To be clear, both Romania and Moldova remain deeply conservative and unquestionably religious nations. But they’re also countries, particularly Romania, that over the past two decades have increasingly looked westward. Romania is a member of the European Union and NATO. It held the European Council presidency in 2019, a fact still celebrated in the Bucharest airport. 

If anything, for these western-facing Romanians, like their Greek counterparts, the new Rome isn’t Moscow, but Brussels. Russian claims that the borders of nation-states—most of which are notably less than two-hundred years old—don’t have any significance, are dangerous claims for these kinds of Orthodox nations and people that are looking to modernize, and, ultimately, to Westernize.

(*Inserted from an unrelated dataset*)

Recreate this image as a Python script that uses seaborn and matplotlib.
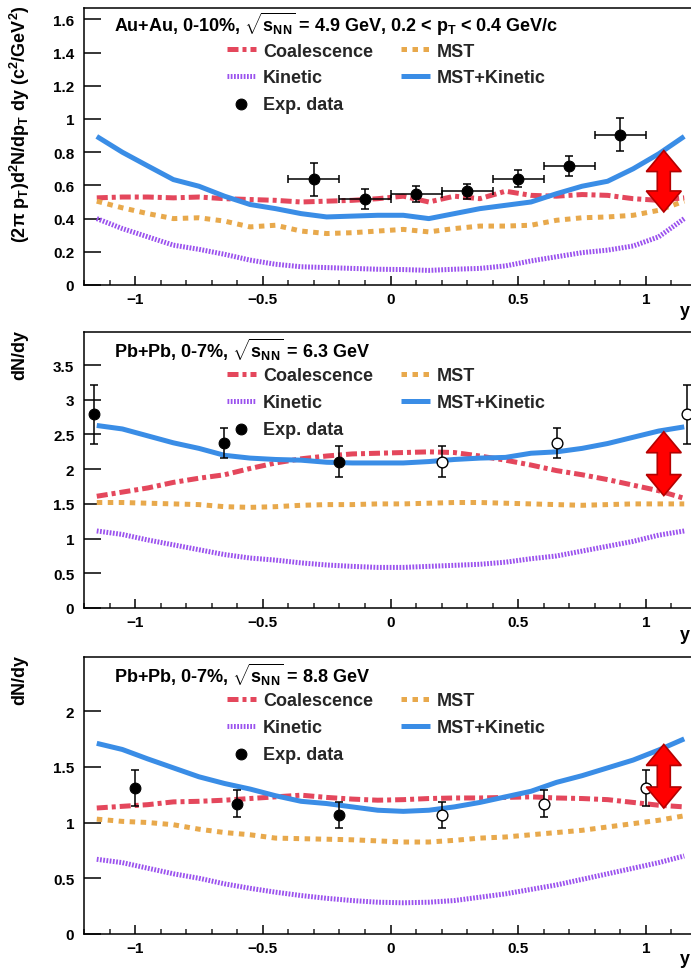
import numpy as np
import pandas as pd
import seaborn as sns
import matplotlib
matplotlib.use("Agg")
import matplotlib.pyplot as plt
from matplotlib.patches import Polygon
from matplotlib.transforms import IdentityTransform
from matplotlib.ticker import FixedLocator, FixedFormatter, MultipleLocator

# ---------------- data ----------------
rap = [-1.15, -1.05, -0.95, -0.85, -0.75, -0.65, -0.55, -0.45, -0.35, -0.25, -0.15, -0.05,
       0.05, 0.15, 0.25, 0.35, 0.45, 0.55, 0.65, 0.75, 0.85, 0.95, 1.05, 1.15]

# Panel 1: Au+Au 4.9 GeV
p1_coal = [0.525, 0.53, 0.53, 0.525, 0.53, 0.52, 0.515, 0.51, 0.50, 0.505, 0.51, 0.52,
           0.535, 0.50, 0.535, 0.52, 0.565, 0.54, 0.535, 0.545, 0.54, 0.52, 0.51, 0.525]
p1_mst = [0.505, 0.465, 0.43, 0.40, 0.405, 0.385, 0.35, 0.36, 0.325, 0.31, 0.315, 0.325,
          0.335, 0.32, 0.34, 0.355, 0.355, 0.36, 0.39, 0.405, 0.41, 0.42, 0.45, 0.505]
p1_kin = [0.40, 0.34, 0.29, 0.24, 0.215, 0.185, 0.15, 0.125, 0.11, 0.105, 0.10, 0.095,
          0.093, 0.088, 0.095, 0.10, 0.115, 0.145, 0.17, 0.195, 0.21, 0.235, 0.29, 0.40]
p1_mstk = [0.895, 0.80, 0.717, 0.635, 0.595, 0.535, 0.485, 0.46, 0.43, 0.41, 0.415, 0.42,
           0.42, 0.40, 0.43, 0.46, 0.48, 0.50, 0.55, 0.595, 0.625, 0.70, 0.79, 0.895]
p1_x = [-0.3, -0.1, 0.1, 0.3, 0.5, 0.7, 0.9]
p1_y = [0.636, 0.517, 0.547, 0.564, 0.64, 0.715, 0.905]
p1_yerr = [0.10, 0.06, 0.05, 0.045, 0.05, 0.06, 0.10]
p1_xerr = [0.1, 0.1, 0.1, 0.1, 0.1, 0.1, 0.1]

# Panel 2: Pb+Pb 6.3 GeV
p2_coal = [1.61, 1.67, 1.73, 1.81, 1.87, 1.92, 2.01, 2.09, 2.15, 2.19, 2.22, 2.23,
           2.24, 2.25, 2.24, 2.19, 2.13, 2.06, 1.98, 1.92, 1.85, 1.77, 1.69, 1.58]
p2_mst = [1.52, 1.52, 1.51, 1.50, 1.49, 1.46, 1.45, 1.46, 1.48, 1.49, 1.49, 1.50,
          1.50, 1.51, 1.52, 1.52, 1.51, 1.50, 1.49, 1.48, 1.49, 1.50, 1.50, 1.50]
p2_kin = [1.11, 1.06, 0.98, 0.91, 0.84, 0.77, 0.72, 0.69, 0.65, 0.62, 0.60, 0.585,
          0.585, 0.60, 0.615, 0.63, 0.66, 0.71, 0.75, 0.82, 0.89, 0.96, 1.05, 1.11]
p2_mstk = [2.63, 2.58, 2.48, 2.38, 2.30, 2.20, 2.16, 2.14, 2.13, 2.10, 2.09, 2.09,
           2.09, 2.11, 2.14, 2.16, 2.17, 2.23, 2.25, 2.30, 2.37, 2.46, 2.55, 2.61]
p2_x_meas = [-1.16, -0.65, -0.2]
p2_x_refl = [0.2, 0.65, 1.16]
p2_y_meas = [2.79, 2.38, 2.11]
p2_y_refl = [2.11, 2.38, 2.79]
p2_err = [0.43, 0.22, 0.22]

# Panel 3: Pb+Pb 8.8 GeV
p3_coal = [1.13, 1.145, 1.16, 1.185, 1.19, 1.20, 1.215, 1.23, 1.245, 1.225, 1.21, 1.20,
           1.205, 1.215, 1.22, 1.22, 1.225, 1.23, 1.22, 1.215, 1.205, 1.18, 1.155, 1.14]
p3_mst = [1.03, 1.01, 1.00, 0.98, 0.94, 0.91, 0.89, 0.86, 0.855, 0.85, 0.845, 0.835,
          0.825, 0.825, 0.84, 0.86, 0.87, 0.89, 0.91, 0.93, 0.96, 0.99, 1.02, 1.06]
p3_kin = [0.67, 0.64, 0.59, 0.54, 0.50, 0.45, 0.41, 0.375, 0.345, 0.32, 0.30, 0.285,
          0.28, 0.285, 0.30, 0.33, 0.36, 0.40, 0.44, 0.49, 0.54, 0.59, 0.64, 0.70]
p3_mstk = [1.71, 1.655, 1.57, 1.49, 1.41, 1.35, 1.30, 1.24, 1.19, 1.17, 1.14, 1.11,
           1.10, 1.11, 1.14, 1.18, 1.23, 1.28, 1.36, 1.42, 1.49, 1.56, 1.65, 1.75]
p3_x_meas = [-1.0, -0.6, -0.2]
p3_x_refl = [0.2, 0.6, 1.0]
p3_y_meas = [1.31, 1.17, 1.07]
p3_y_refl = [1.07, 1.17, 1.31]
p3_err = [0.165, 0.125, 0.115]

# arrows (x, low, high)
arrow_x = 1.07
arrow_lo = [0.44, 1.62, 1.13]
arrow_hi = [0.81, 2.54, 1.70]

titles = [r"Au+Au, 0-10%, $\sqrt{s_{NN}}$ = 4.9 GeV, 0.2 < p$_{T}$ < 0.4 GeV/c",
          r"Pb+Pb, 0-7%, $\sqrt{s_{NN}}$ = 6.3 GeV",
          r"Pb+Pb, 0-7%, $\sqrt{s_{NN}}$ = 8.8 GeV"]
ylabels = [r"(2$\pi$ p$_{T}$)d$^{2}$N/dp$_{T}$ dy (c$^{2}$/GeV$^{2}$)", "dN/dy", "dN/dy"]
ymax = [1.67, 3.97, 2.48]
yticks = [[0, 0.2, 0.4, 0.6, 0.8, 1.0, 1.2, 1.4, 1.6],
          [0, 0.5, 1.0, 1.5, 2.0, 2.5, 3.0, 3.5],
          [0, 0.5, 1.0, 1.5, 2.0]]
yticklabels = [["0", "0.2", "0.4", "0.6", "0.8", "1", "1.2", "1.4", "1.6"],
               ["0", "0.5", "1", "1.5", "2", "2.5", "3", "3.5"],
               ["0", "0.5", "1", "1.5", "2"]]
xticks = [-1, -0.5, 0, 0.5, 1]
xticklabels = ["\u22121", "\u22120.5", "0", "0.5", "1"]

# ---------------- style ----------------
sns.set_theme(style="ticks")
plt.rcParams["font.family"] = ["Liberation Sans", "DejaVu Sans"]
plt.rcParams["font.weight"] = "bold"
plt.rcParams["mathtext.fontset"] = "custom"
plt.rcParams["mathtext.rm"] = "Liberation Sans:bold"
plt.rcParams["mathtext.it"] = "Liberation Sans:bold"
plt.rcParams["mathtext.bf"] = "Liberation Sans:bold"
plt.rcParams["mathtext.sf"] = "Liberation Sans:bold"
plt.rcParams["mathtext.default"] = "regular"
plt.rcParams["axes.unicode_minus"] = True

C_COAL = "#e4475c"
C_MST = "#e8a94c"
C_KIN = "#9b52ee"
C_MSTK = "#3a8de6"
LW = 3.6
FS_TEXT = 13
FS_TICK = 11

W, H = 691, 970
fig = plt.figure(figsize=(W / 100, H / 100), dpi=100)

# axes geometry in pixels: (bottom_px, top_px)
geo = [(286, 286 - 1.67 * 166), (609, 609 - 3.97 * 69.4), (935, 935 - 2.48 * 111.5)]
left_px, width_px = 84, 613

panels = [
    (p1_coal, p1_mst, p1_kin, p1_mstk),
    (p2_coal, p2_mst, p2_kin, p2_mstk),
    (p3_coal, p3_mst, p3_kin, p3_mstk),
]
points = [
    dict(xf=p1_x, yf=p1_y, ef=p1_yerr, xe=p1_xerr, xo=[], yo=[], eo=[]),
    dict(xf=p2_x_meas, yf=p2_y_meas, ef=p2_err, xe=None, xo=p2_x_refl, yo=p2_y_refl, eo=p2_err[::-1]),
    dict(xf=p3_x_meas, yf=p3_y_meas, ef=p3_err, xe=None, xo=p3_x_refl, yo=p3_y_refl, eo=p3_err[::-1]),
]
xlabel_y = [312, 635, 960]

for i in range(3):
    bpx, tpx = geo[i]
    hpx = bpx - tpx
    ax = fig.add_axes([left_px / W, (H - bpx) / H, width_px / W, hpx / H])
    ax.set_xlim(-1.2, 1.2)
    ax.set_ylim(0, ymax[i])

    coal, mst, kin, mstk = panels[i]
    styles = [
        (coal, C_COAL, (0, (2.2, 0.8, 0.8, 0.8)), "Coalescence"),
        (mst, C_MST, (0, (1.1, 1.1)), "MST"),
        (kin, C_KIN, (0, (0.35, 0.3)), "Kinetic"),
        (mstk, C_MSTK, "-", "MST+Kinetic"),
    ]
    handles = {}
    for vals, col, ls, name in styles:
        df = pd.DataFrame({"y": rap, "v": vals})
        sns.lineplot(data=df, x="y", y="v", ax=ax, color=col, linewidth=LW,
                     linestyle=ls, estimator=None, sort=False, legend=False,
                     dash_capstyle="butt", solid_capstyle="butt")
        ln = ax.lines[-1]
        ln.set_label(name)
        handles[name] = ln

    pt = points[i]
    ax.errorbar(pt["xf"], pt["yf"], yerr=pt["ef"], xerr=pt["xe"], fmt="none",
                ecolor="black", elinewidth=1.1, capsize=3, capthick=1.1, zorder=4)
    sns.scatterplot(x=pt["xf"], y=pt["yf"], ax=ax, color="black", s=60,
                    edgecolor="black", linewidth=0.8, zorder=5, legend=False)
    handles["Exp. data"] = ax.collections[-1]
    if len(pt["xo"]):
        ax.errorbar(pt["xo"], pt["yo"], yerr=pt["eo"], fmt="none",
                    ecolor="black", elinewidth=1.1, capsize=3, capthick=1.1, zorder=4)
        sns.scatterplot(x=pt["xo"], y=pt["yo"], ax=ax, color="white", s=60,
                        edgecolor="black", linewidth=1.0, zorder=5, legend=False)

    ax.set_xlabel("")
    ax.set_ylabel("")
    ax.xaxis.set_major_locator(FixedLocator(xticks))
    ax.xaxis.set_major_formatter(FixedFormatter(xticklabels))
    ax.xaxis.set_minor_locator(MultipleLocator(0.1))
    ax.yaxis.set_major_locator(FixedLocator(yticks[i]))
    ax.yaxis.set_major_formatter(FixedFormatter(yticklabels[i]))
    ax.tick_params(axis="y", which="major", direction="in", length=12, width=1.1,
                   labelsize=FS_TICK, pad=7, left=True, right=False, colors="black")
    ax.tick_params(axis="x", which="major", direction="in", length=6.5, width=1.1,
                   labelsize=FS_TICK, pad=5, bottom=True, top=False, colors="black")
    ax.tick_params(axis="x", which="minor", direction="in", length=3.6, width=1.1,
                   bottom=True, top=False)
    for sp in ax.spines.values():
        sp.set_linewidth(1.1)
        sp.set_color("black")
        sp.set_visible(True)

    ax.text((114 - left_px) / width_px, 1 - 16 / hpx, titles[i], transform=ax.transAxes,
            ha="left", va="center", fontsize=FS_TEXT, color="black")

    order = ["Coalescence", "Kinetic", "Exp. data", "MST", "MST+Kinetic"]
    ax.legend(handles=[handles[k] for k in order], labels=order, ncol=2, frameon=False,
              loc="upper left", bbox_to_anchor=((227 - left_px) / width_px, 1 - 35 / hpx),
              borderpad=0, borderaxespad=0, handlelength=1.6, handletextpad=0.4,
              columnspacing=1.55, labelspacing=0.53, fontsize=FS_TEXT)

    # red double arrow (theoretical uncertainty)
    xc, y0 = ax.transData.transform((arrow_x, arrow_lo[i]))
    _, y1 = ax.transData.transform((arrow_x, arrow_hi[i]))
    hw, hl, sw = 17.5, 21, 6.5
    verts = [(xc, y1), (xc + hw, y1 - hl), (xc + sw, y1 - hl), (xc + sw, y0 + hl),
             (xc + hw, y0 + hl), (xc, y0), (xc - hw, y0 + hl), (xc - sw, y0 + hl),
             (xc - sw, y1 - hl), (xc - hw, y1 - hl)]
    fig.add_artist(Polygon(verts, closed=True, transform=IdentityTransform(),
                           facecolor="#ff0000", edgecolor="#b40000", linewidth=1.2,
                           zorder=6))

    fig.text(20 / W, 1 - (tpx - 3) / H, ylabels[i],
             rotation=90, ha="center", va="top", fontsize=FS_TEXT, color="black")
    fig.text(690 / W, 1 - xlabel_y[i] / H, "y", ha="right", va="center",
             fontsize=FS_TEXT, color="black")

fig.savefig("out.png", dpi=100)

Americans, particularly Protestant ones, often scoff at the succession of Romes that still capture the imagination of Eastern Christians, and even some particular types of Western Christians. But American white evangelicals and other parts of the Christian Right aren’t far off from holding these same ideas about America, even if they don’t tend to identify it as such. Most obviously, the Latter-day Saint movement traditionally views America as the site of the Garden of Eden and the future New Jerusalem, a new Holy Land

Just as early Christians believed Rome existed to facilitate the spread of the Christian Gospel, many Mormons today believe the United States exists to facilitate the Restoration. Furthermore, many American evangelicals believe American exceptionalism derives from the fact that America has been given a special mission from God. In addition to describing “Christian Nationalism,” these are both ways of saying America is the new Rome for people whose religious sympathies are not quite as enthusiastic about Late Antique and Medieval Christianity as the Orthodox and Catholics.

And this similarity should serve as a warning. Patriarch Kirill believes that borders don’t ultimately matter because Russia has a global mission. Some Americans believe the same. Both want to be Rome, whether they say it or not. And for a world on the brink, that is very bad news.